When I returned the marked coursework to my pupils this week, I tried an approach in feedback to increase the level of transparency in assessment. I did not have a big enough class previously to do this meaningfully, but this year, I have a sufficient sample size. Every pupil received the breakdown of their scores with reference to the rubrics and we did a rank file. Meaning that everyone will be linearly arranged in class from the highest to the lowest score, alongside their coursework, coupled with their accompanying score sheet with comments in their respective areas of strength and weakness. Doing this explicitly reveals the pupils' performance in relation to their classmates. This exercise must be dealt with very sensitively, for if the rationale is not communicated clearly, some pupils will naturally feel dejected due to their poor standing.

The rationale of doing this is really simple. The causation of differentiation must be clear, and pupils have the right to know. Knowing allows them to have a better understanding of what follow up action they need to do to improve. This is especially crucial for a subject where objectivity in assessment is a perpetual pursuit.

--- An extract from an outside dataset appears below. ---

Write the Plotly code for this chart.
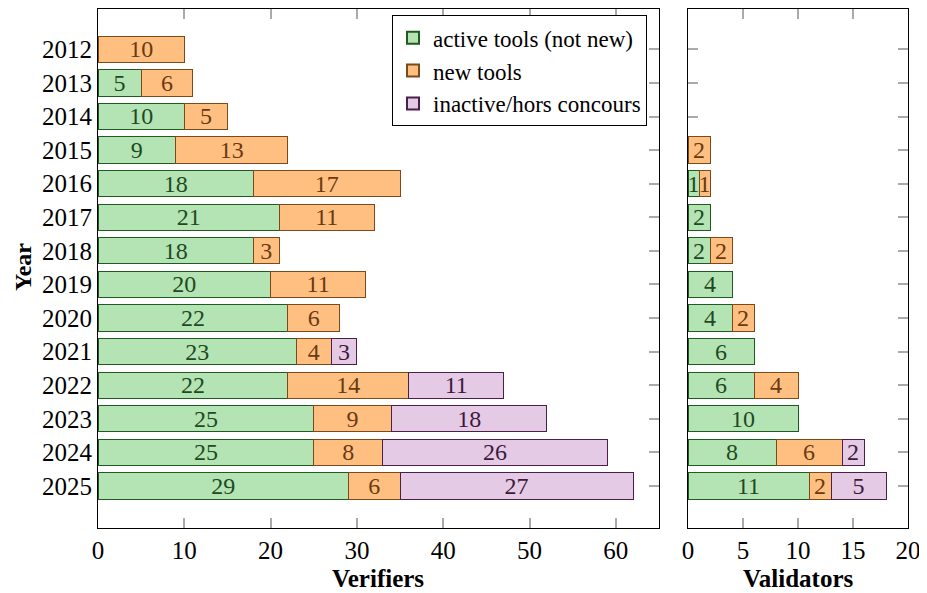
import plotly.graph_objects as go

years = list(range(2012, 2026))
ver_active = [0, 5, 10, 9, 18, 21, 18, 20, 22, 23, 22, 25, 25, 29]
ver_new = [10, 6, 5, 13, 17, 11, 3, 11, 6, 4, 14, 9, 8, 6]
ver_inactive = [0, 0, 0, 0, 0, 0, 0, 0, 0, 3, 11, 18, 26, 27]
val_active = [0, 0, 0, 0, 1, 2, 2, 4, 4, 6, 6, 10, 8, 11]
val_new = [0, 0, 0, 2, 1, 0, 2, 0, 2, 0, 4, 0, 6, 2]
val_inactive = [0, 0, 0, 0, 0, 0, 0, 0, 0, 0, 0, 0, 2, 5]
series_names = ["active tools (not new)", "new tools", "inactive/hors concours"]
x_ticks_ver = [0, 10, 20, 30, 40, 50, 60]
x_ticks_val = [0, 5, 10, 15, 20]

fills = ["#b4e3b4", "#ffbf80", "#e5cae5"]
borders = ["#1f5a1f", "#7a4a1a", "#4a1f4a"]
txtcol = ["#1f4a1f", "#6a3a12", "#3d1a3d"]
FONT = "Liberation Serif, DejaVu Serif, serif"
FS = 25

fig = go.Figure()

def nz(v):
    return [x if x else None for x in v]

groups = [
    ([ver_active, ver_new, ver_inactive], "x", "y", True),
    ([val_active, val_new, val_inactive], "x2", "y2", False),
]
for data, xa, ya, show in groups:
    for i, vals in enumerate(data):
        fig.add_trace(go.Bar(
            y=years, x=nz(vals), orientation="h",
            name=series_names[i], showlegend=show,
            xaxis=xa, yaxis=ya, width=0.78,
            marker=dict(color=fills[i], line=dict(color=borders[i], width=1)),
            text=[str(v) if v else "" for v in vals],
            textposition="inside", insidetextanchor="middle", textangle=0,
            constraintext="none",
            textfont=dict(family=FONT, size=24, color=txtcol[i]),
            cliponaxis=False,
        ))

common_y = dict(range=[2026.25, 2010.8], tickvals=years, ticks="inside", ticklen=10,
                tickcolor="#aaaaaa", tickwidth=1.5, showline=True, linecolor="black",
                linewidth=1.2, mirror="ticks", showgrid=False, zeroline=False,
                layer="below traces", automargin=False)
common_x = dict(ticks="inside", ticklen=10, tickcolor="#aaaaaa", tickwidth=1.5,
                showline=True, linecolor="black", linewidth=1.2, mirror="ticks",
                showgrid=False, zeroline=False, layer="below traces", automargin=False,
                tickfont=dict(family=FONT, size=FS, color="black"))

fig.update_layout(
    width=919, height=585,
    margin=dict(l=90, r=19, t=1, b=65),
    plot_bgcolor="white", paper_bgcolor="white",
    barmode="stack",
    font=dict(family=FONT, size=FS, color="black"),
    xaxis=dict(domain=[0, 0.6926], range=[0, 65], tickvals=x_ticks_ver, **common_x),
    xaxis2=dict(domain=[0.7284, 1], range=[0, 20], tickvals=x_ticks_val, anchor="y2",
                **common_x),
    yaxis=dict(showticklabels=True, tickfont=dict(family=FONT, size=FS, color="black"),
               **common_y),
    yaxis2=dict(anchor="x2", showticklabels=False, **common_y),
    legend=dict(x=0.6778, xanchor="right", y=0.988, yanchor="top",
                bordercolor="black", borderwidth=1, bgcolor="white",
                font=dict(family=FONT, size=23, color="black"),
                traceorder="normal", tracegroupgap=0, itemsizing="constant"),
    annotations=[
        dict(text="<b>Verifiers</b>", xref="paper", yref="paper",
             x=(370 - 90) / 810, y=-50 / 519, xanchor="center", yanchor="middle",
             showarrow=False, font=dict(family=FONT, size=FS)),
        dict(text="<b>Validators</b>", xref="paper", yref="paper",
             x=(790 - 90) / 810, y=-50 / 519, xanchor="center", yanchor="middle",
             showarrow=False, font=dict(family=FONT, size=FS)),
        dict(text="<b>Year</b>", xref="paper", yref="paper", textangle=-90,
             x=-75 / 810, y=(519 - 258) / 519, xanchor="center", yanchor="middle",
             showarrow=False, font=dict(family=FONT, size=24)),
    ],
)

fig.write_html("out.html")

Pupils took some time to look through the assessed pieces of coursework and there was a natural crowd gathering in the top 3 pupils' coursework. When that happens, it shows that pupils want to learn from those who fared better than they had. What are the differences? And what are the effects of those differences to the score? Pupils scrutinised the high quality works and repeatedly tried to make a relation to the scored rubrics and comments. As a followup activity, I chose 4 pupils' coursework (the pupils were absent in class that day) to be assessed by everyone in class. Everybody subsequently got a chance to give a score to their fellow classmate's work.

The result of that follow up activity really surprised me. Of the 12 pupils who participated in the scoring, 9 of them scored within 5 marks of the actual grade assigned by me. 5 marks within a full range of 0-100. I am really, really impressed.

1 comment:

stephen chin said...

Letting pupils rate their and peers' work is a rich learning experience.
They will understand the requirements in terms of skills, performance and quality.
The only contentious flipside is that pupils, once they know the criteria, would only work towards fulfilling the criteria as an end, and miss the entire learning intention totally.